V_F can be reduced and increased by changing the carrier lifetime. A higher carrier lifetime means that more holes can be injected into the N–buffer from the P+ collector, resulting in a better hole injection efficiency and leading to improvements in the conductivity modulation, obtaining a lower V_F. However, higher amounts of excess carriers require more energy and time to sweep off, resulting in a higher E_off. The trade–off relationship between the E_off and V_F is shown in Figure 12. It is shown that the HBL–IGBT presents an improved trade–off between the E_off and V_F compared with the C–IGBT, indicating a better dynamic performance.

4. Conclusions

In this paper, a novel SiC IGBT with a SiC/Si heterojunction in the buffer layer was presented and investigated by using simulation software. A heterojunction transport model was introduced and described in relation to the different bandgaps of SiC and polysilicon.

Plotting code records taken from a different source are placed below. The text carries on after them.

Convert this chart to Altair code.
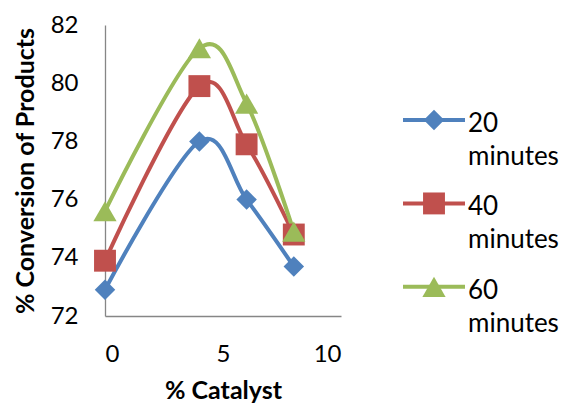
import altair as alt
import pandas as pd

catalyst = [0, 4, 6, 8]
series_names = ["20 minutes", "40 minutes", "60 minutes"]
conv_20 = [72.9, 78.0, 76.0, 73.7]
conv_40 = [73.9, 79.9, 77.9, 74.8]
conv_60 = [75.6, 81.2, 79.3, 74.9]
colors = ["#4F81BD", "#C0504D", "#9BBB59"]
shapes = ["diamond", "square", "triangle-up"]
x_ticks = [0, 5, 10]
y_ticks = [72, 74, 76, 78, 80, 82]

rows = []
for name, vals in zip(series_names, [conv_20, conv_40, conv_60]):
    for x, v in zip(catalyst, vals):
        rows.append({"catalyst": x, "conversion": v, "series": name})
df = pd.DataFrame(rows)

FONT = "Lato"
color_scale = alt.Scale(domain=series_names, range=colors)
shape_scale = alt.Scale(domain=series_names, range=shapes)

base = alt.Chart(df).encode(
    x=alt.X("catalyst:Q", scale=alt.Scale(domain=[0, 10], nice=False),
            axis=alt.Axis(values=x_ticks, title="% Catalyst", labelPadding=26,
                          titlePadding=12)),
    y=alt.Y("conversion:Q", scale=alt.Scale(domain=[72, 82], nice=False, zero=False),
            axis=alt.Axis(values=y_ticks, title="% Conversion of Products",
                          labelPadding=27, titlePadding=12)),
    color=alt.Color("series:N", scale=color_scale, legend=None),
)
lines = base.mark_line(interpolate="cardinal", strokeWidth=4)
points = base.mark_point(filled=True, opacity=1).encode(
    shape=alt.Shape("series:N", scale=shape_scale, legend=None),
    size=alt.Size("series:N", scale=alt.Scale(domain=series_names, range=[420, 540, 460]), legend=None),
)
main = (lines + points).properties(width=236, height=291)

leg_df = pd.DataFrame({"series": series_names, "idx": list(range(len(series_names)))})
leg_df["x0"] = 0.0
leg_df["x1"] = 1.0
leg_df["xm"] = 0.5
yleg = alt.Y("idx:Q", scale=alt.Scale(domain=[-1.14, 2.35], reverse=True, nice=False, zero=False), axis=None)
lbase = alt.Chart(leg_df).encode(
    y=yleg,
    color=alt.Color("series:N", scale=color_scale, legend=None),
)
lrule = lbase.mark_rule(strokeWidth=4).encode(
    x=alt.X("x0:Q", scale=alt.Scale(domain=[0, 1], nice=False), axis=None), x2="x1:Q")
lpoint = lbase.mark_point(filled=True, opacity=1).encode(
    x=alt.X("xm:Q", scale=alt.Scale(domain=[0, 1], nice=False), axis=None),
    shape=alt.Shape("series:N", scale=shape_scale, legend=None),
    size=alt.Size("series:N", scale=alt.Scale(domain=series_names, range=[200, 400, 380]), legend=None),
)
ltext = alt.Chart(leg_df).mark_text(align="left", baseline="middle", dx=3, dy=4, lineBreak=" ",
                                    lineHeight=33, fontSize=26, font=FONT, color="#000000").encode(
    x=alt.X("x1:Q", scale=alt.Scale(domain=[0, 1], nice=False), axis=None),
    y=yleg,
    text="series:N",
)
legend = (lrule + lpoint + ltext).properties(width=62, height=291)

chart = alt.hconcat(main, legend, spacing=60).properties(
    padding={"left": 5, "top": 5, "right": 0, "bottom": 5}
).configure_view(stroke=None).configure_axis(
    grid=False, ticks=False, tickSize=0, domainColor="#868686", domainWidth=1.3,
    labelFont=FONT, labelFontSize=24, labelColor="#000000",
    titleFont=FONT, titleFontSize=25, titleFontWeight="bold", titleColor="#000000",
)

chart.save("out.html", embed_options={"renderer": "svg", "actions": False})
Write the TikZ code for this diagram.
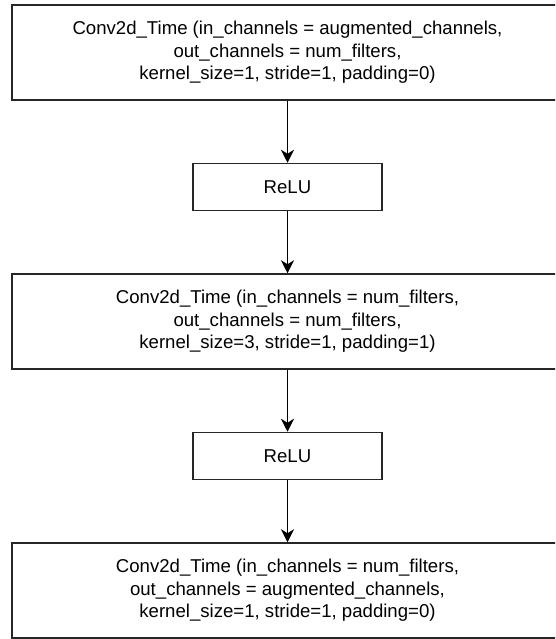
\documentclass[tikz,border=0pt]{standalone}
\usepackage{fontspec}
\setmainfont{Liberation Sans}
\usetikzlibrary{positioning,arrows.meta}

\begin{document}
\begin{tikzpicture}[x=1pt,y=-1pt,font=\fontsize{18.6}{22.5}\selectfont,
  >={Stealth[length=13pt,width=13pt,inset=4pt]},node distance=62pt,
  conv/.style={draw=black!85,line width=1.5pt,minimum width=551pt,minimum height=95pt,
               inner sep=0pt,align=center},
  act/.style={draw=black!85,line width=1.5pt,minimum width=189pt,minimum height=47pt,
              inner sep=0pt,align=center}]
  \clip (0,0) rectangle (555,639);

  % ---------- layer stack ----------
  \node[conv] (conva) at (287.5,52.5) {Conv2d\_Time (in\_channels = augmented\_channels,\\out\_channels = num\_filters,\\kernel\_size=1, stride=1, padding=0)};
  \node[act,below=of conva] (relua) {ReLU};
  \node[conv,below=of relua] (convb) {Conv2d\_Time (in\_channels = num\_filters,\\out\_channels = num\_filters,\\kernel\_size=3, stride=1, padding=1)};
  \node[act,below=of convb] (relub) {ReLU};
  \node[conv,below=of relub] (convc) {Conv2d\_Time (in\_channels = num\_filters,\\out\_channels = augmented\_channels,\\kernel\_size=1, stride=1, padding=0)};
  \draw[->,line width=1.5pt] (conva)--(relua); \draw[->,line width=1.5pt] (relua)--(convb);
  \draw[->,line width=1.5pt] (convb)--(relub); \draw[->,line width=1.5pt] (relub)--(convc);
\end{tikzpicture}
\end{document}
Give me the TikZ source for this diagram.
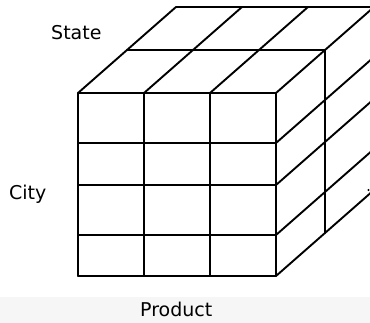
\documentclass[tikz,border=0pt]{standalone}
\usepackage{fontspec}
\setmainfont{DejaVu Sans}
\usepackage{xcolor}
\definecolor{band}{RGB}{246,246,246}

\tikzset{
  edge/.style={line width=1.9pt, black, line cap=round},
  axislabel/.style={font=\fontsize{19}{21}\selectfont, anchor=base west, inner sep=0pt}
}

\begin{document}
\begin{tikzpicture}[x=1pt, y=-1pt]
  % Frame
  \useasboundingbox (0,0) rectangle (370,323);
  \clip (0,0) rectangle (370,323);
  \fill[band] (0,297) rectangle (370,323);

  % Cube sizes
  \def\dx{49}
  \def\dy{43}

  % Front face
  \foreach \x in {78,144,210,276} {
    \draw[edge] (\x,93) -- (\x,276);
  }
  \foreach \y in {93,143,185,235,276} {
    \draw[edge] (78,\y) -- (276,\y);
  }

  % Top face
  \foreach \x in {78,144,210,276} {
    \draw[edge] (\x,93) -- ++(2*\dx,-2*\dy);
  }
  \foreach \d in {1,2} {
    \draw[edge] (78+\d*\dx, 93-\d*\dy) -- ++(198,0);
  }

  % Right face
  \foreach \y in {143,185,235,276} {
    \draw[edge] (276,\y) -- ++(2*\dx,-2*\dy);
  }
  \foreach \d in {1,2} {
    \draw[edge] (276+\d*\dx, 93-\d*\dy) -- ++(0,183);
  }
  \fill (368.5,190) circle (1.2pt);

  % Labels
  \node[axislabel] (state) at (51,40) {State};
  \node[axislabel] (city) at (9,200) {City};
  \node[axislabel] (product) at (140,317) {Product};
\end{tikzpicture}
\end{document}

The simulation results of the new structure showed a better dynamic characteristic with a similar forward voltage ability, which was caused by the carrier storage and enhanced recombination effect in the polySi region. The performance of the proposed structure was influenced by the parameters of polysilicon; therefore, a trade–off curve of the optimization of W_Si and T_Si between t_off and V_F was drawn. The optimization dimensions adopted for W_Si and T_Si were 0.5 μm and 0.5 μm. For the static characteristics, the V_F of the C–IGBT was 4.81 V, and that of the HBL–IGBT was 5.35 V. However, the breakdown voltage of both structures approached 16 kV. More importantly, the t_off reduced from 325 ns to 232 ns, which indicated a 28.6% reduction. Additionally, the E_off decreased from 2.619 mJ to 1.375 mJ, which indicated a 47.5% reduction. Moreover, plasma–activated direct bonding technology can be used to form the HBL–IGBT, which is compatible with the conventional process. Therefore, the HBL–IGBT is a desirable structure to optimize the performance of SiC IGBTs.